*Short problem*: Everything from the first line down to the line containing "95, 97.5, 100];" is to be retyped exactly, both ends included, with pictures left out.

++++ Raw data

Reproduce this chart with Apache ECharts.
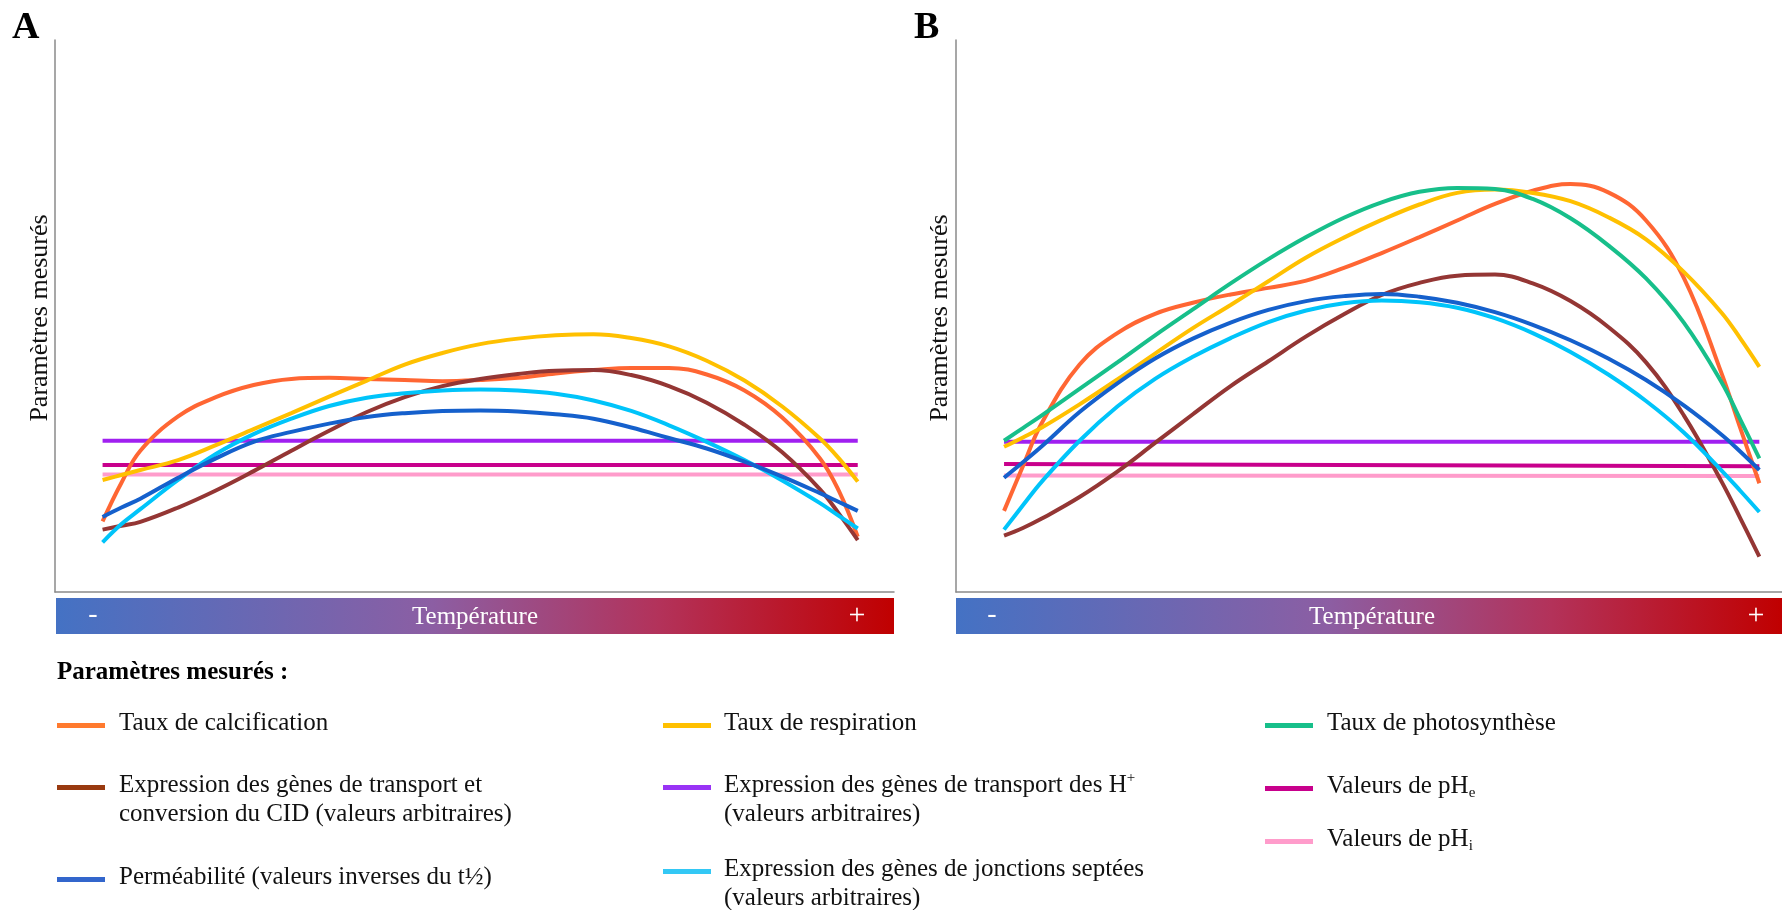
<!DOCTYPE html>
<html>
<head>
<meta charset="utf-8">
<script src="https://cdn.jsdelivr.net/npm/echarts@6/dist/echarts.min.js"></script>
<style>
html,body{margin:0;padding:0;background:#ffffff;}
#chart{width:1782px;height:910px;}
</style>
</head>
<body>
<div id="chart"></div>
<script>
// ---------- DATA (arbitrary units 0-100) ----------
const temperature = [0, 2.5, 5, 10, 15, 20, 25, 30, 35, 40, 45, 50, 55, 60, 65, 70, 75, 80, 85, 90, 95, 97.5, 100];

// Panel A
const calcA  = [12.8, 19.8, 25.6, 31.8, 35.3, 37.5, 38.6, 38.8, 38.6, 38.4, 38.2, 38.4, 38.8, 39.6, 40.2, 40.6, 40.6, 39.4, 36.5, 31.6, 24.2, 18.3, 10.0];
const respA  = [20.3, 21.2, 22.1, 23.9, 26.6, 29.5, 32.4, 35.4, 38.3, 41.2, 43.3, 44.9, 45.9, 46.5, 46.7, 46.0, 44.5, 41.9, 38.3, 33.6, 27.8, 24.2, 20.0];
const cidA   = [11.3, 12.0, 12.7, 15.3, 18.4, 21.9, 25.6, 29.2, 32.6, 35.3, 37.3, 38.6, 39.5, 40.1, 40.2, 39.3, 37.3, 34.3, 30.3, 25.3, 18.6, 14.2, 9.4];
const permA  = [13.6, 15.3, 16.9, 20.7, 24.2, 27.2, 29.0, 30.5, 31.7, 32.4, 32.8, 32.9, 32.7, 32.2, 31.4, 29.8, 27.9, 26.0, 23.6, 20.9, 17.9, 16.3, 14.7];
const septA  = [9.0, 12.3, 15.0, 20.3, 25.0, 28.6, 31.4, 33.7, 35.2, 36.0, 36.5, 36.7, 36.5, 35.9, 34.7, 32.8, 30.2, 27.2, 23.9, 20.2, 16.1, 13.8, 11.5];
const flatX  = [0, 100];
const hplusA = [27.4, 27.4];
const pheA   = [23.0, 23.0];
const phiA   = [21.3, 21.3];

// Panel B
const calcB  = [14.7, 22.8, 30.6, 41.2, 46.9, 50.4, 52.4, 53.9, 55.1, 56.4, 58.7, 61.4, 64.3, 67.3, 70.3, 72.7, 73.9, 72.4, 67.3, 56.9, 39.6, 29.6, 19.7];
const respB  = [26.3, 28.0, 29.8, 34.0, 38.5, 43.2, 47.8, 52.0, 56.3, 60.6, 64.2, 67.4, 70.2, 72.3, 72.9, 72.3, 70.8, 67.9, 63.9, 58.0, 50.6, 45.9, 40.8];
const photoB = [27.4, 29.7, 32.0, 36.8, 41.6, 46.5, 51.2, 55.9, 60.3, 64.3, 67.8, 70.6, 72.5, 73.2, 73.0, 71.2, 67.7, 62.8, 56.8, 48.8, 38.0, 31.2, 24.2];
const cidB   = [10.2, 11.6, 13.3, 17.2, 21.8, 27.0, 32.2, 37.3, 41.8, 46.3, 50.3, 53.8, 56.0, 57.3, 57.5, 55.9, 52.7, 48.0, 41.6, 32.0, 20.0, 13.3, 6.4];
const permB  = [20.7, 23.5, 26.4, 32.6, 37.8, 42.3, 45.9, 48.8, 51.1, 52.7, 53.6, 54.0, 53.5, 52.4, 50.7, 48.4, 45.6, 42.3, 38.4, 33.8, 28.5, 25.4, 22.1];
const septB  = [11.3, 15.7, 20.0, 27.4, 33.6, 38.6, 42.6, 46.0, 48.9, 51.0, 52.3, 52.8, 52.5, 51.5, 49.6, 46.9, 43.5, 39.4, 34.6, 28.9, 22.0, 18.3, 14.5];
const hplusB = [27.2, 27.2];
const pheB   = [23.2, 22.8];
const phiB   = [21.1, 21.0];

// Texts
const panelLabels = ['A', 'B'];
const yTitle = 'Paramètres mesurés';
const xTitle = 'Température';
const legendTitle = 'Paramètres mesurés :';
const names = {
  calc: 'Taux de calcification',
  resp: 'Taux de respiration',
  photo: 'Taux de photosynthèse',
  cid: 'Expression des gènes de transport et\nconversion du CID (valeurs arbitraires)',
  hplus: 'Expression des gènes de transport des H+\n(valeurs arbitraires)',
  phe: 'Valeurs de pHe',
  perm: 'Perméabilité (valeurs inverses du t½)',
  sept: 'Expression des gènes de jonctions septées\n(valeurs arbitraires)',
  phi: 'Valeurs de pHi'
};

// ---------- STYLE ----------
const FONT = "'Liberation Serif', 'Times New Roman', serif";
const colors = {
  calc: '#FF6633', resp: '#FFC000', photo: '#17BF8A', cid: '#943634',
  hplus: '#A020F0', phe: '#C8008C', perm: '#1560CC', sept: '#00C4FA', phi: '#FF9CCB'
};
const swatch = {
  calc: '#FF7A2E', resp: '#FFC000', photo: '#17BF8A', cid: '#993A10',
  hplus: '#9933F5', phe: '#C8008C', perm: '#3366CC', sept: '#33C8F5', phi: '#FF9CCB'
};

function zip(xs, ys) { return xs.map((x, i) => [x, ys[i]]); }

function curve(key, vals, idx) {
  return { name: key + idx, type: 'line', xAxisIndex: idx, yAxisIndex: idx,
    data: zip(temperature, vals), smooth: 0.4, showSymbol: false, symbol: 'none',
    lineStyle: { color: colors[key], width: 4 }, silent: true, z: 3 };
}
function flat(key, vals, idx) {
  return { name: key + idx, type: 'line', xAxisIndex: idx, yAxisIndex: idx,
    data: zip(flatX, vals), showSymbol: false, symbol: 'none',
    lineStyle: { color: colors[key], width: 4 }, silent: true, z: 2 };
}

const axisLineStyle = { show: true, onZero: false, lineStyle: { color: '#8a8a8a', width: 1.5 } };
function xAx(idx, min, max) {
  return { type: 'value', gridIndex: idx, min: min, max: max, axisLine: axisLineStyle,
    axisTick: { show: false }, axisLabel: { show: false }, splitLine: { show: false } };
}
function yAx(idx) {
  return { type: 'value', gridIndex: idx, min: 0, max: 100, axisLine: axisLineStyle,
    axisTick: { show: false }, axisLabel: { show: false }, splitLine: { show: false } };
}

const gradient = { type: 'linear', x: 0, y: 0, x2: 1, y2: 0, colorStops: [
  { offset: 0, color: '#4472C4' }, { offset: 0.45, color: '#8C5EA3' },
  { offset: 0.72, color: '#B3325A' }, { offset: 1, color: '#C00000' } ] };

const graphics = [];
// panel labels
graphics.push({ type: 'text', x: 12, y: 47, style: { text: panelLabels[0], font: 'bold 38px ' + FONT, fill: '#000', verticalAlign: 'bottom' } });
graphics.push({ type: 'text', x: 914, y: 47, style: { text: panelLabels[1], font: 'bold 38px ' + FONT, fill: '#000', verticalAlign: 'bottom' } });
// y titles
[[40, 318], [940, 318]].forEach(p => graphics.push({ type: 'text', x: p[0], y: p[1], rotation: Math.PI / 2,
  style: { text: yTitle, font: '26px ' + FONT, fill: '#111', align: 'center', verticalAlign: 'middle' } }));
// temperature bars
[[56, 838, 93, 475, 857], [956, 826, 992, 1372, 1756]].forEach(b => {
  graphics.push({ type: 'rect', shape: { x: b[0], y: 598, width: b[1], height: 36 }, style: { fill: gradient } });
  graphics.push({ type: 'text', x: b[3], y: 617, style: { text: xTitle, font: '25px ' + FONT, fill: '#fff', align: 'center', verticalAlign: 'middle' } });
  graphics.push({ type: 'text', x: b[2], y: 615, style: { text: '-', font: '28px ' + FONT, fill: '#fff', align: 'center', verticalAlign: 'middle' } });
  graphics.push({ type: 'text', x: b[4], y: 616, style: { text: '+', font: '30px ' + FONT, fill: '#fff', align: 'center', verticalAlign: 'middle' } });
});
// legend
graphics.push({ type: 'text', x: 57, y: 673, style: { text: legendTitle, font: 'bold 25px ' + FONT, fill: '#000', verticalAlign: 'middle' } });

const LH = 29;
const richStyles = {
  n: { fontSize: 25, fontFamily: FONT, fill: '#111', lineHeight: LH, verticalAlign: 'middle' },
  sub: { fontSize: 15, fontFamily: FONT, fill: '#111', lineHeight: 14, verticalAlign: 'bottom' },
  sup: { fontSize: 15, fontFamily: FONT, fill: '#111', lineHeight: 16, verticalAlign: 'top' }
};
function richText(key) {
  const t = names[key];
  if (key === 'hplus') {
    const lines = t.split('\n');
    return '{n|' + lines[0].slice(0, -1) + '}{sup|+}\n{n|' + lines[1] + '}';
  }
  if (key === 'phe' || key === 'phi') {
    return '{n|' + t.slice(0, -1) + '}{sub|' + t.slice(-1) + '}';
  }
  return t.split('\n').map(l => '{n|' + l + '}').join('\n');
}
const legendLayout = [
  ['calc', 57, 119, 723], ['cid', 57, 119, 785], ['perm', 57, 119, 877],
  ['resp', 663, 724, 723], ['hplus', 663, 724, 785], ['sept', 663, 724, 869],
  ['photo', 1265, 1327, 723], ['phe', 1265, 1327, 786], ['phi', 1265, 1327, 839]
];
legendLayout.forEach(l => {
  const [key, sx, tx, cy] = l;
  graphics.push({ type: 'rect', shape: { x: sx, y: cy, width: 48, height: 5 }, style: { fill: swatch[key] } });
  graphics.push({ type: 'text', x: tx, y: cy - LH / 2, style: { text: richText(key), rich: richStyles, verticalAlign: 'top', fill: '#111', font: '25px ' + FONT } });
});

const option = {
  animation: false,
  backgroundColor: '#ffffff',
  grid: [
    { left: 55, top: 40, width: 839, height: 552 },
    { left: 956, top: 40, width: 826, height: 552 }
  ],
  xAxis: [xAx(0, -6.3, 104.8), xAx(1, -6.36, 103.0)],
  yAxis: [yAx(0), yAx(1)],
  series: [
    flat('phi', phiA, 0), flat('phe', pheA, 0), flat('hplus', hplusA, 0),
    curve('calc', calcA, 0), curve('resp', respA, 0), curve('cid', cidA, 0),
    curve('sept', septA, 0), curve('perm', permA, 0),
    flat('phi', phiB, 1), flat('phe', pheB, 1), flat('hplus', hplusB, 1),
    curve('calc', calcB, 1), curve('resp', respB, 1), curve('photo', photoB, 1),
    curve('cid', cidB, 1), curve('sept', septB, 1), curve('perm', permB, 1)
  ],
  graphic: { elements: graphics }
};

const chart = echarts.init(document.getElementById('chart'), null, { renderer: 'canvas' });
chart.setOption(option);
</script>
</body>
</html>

++++++++

*Task solution*:
Reproduce this chart with Apache ECharts.
<!DOCTYPE html>
<html>
<head>
<meta charset="utf-8">
<script src="https://cdn.jsdelivr.net/npm/echarts@6/dist/echarts.min.js"></script>
<style>
html,body{margin:0;padding:0;background:#ffffff;}
#chart{width:1782px;height:910px;}
</style>
</head>
<body>
<div id="chart"></div>
<script>
// ---------- DATA (arbitrary units 0-100) ----------
const temperature = [0, 2.5, 5, 10, 15, 20, 25, 30, 35, 40, 45, 50, 55, 60, 65, 70, 75, 80, 85, 90, 95, 97.5, 100];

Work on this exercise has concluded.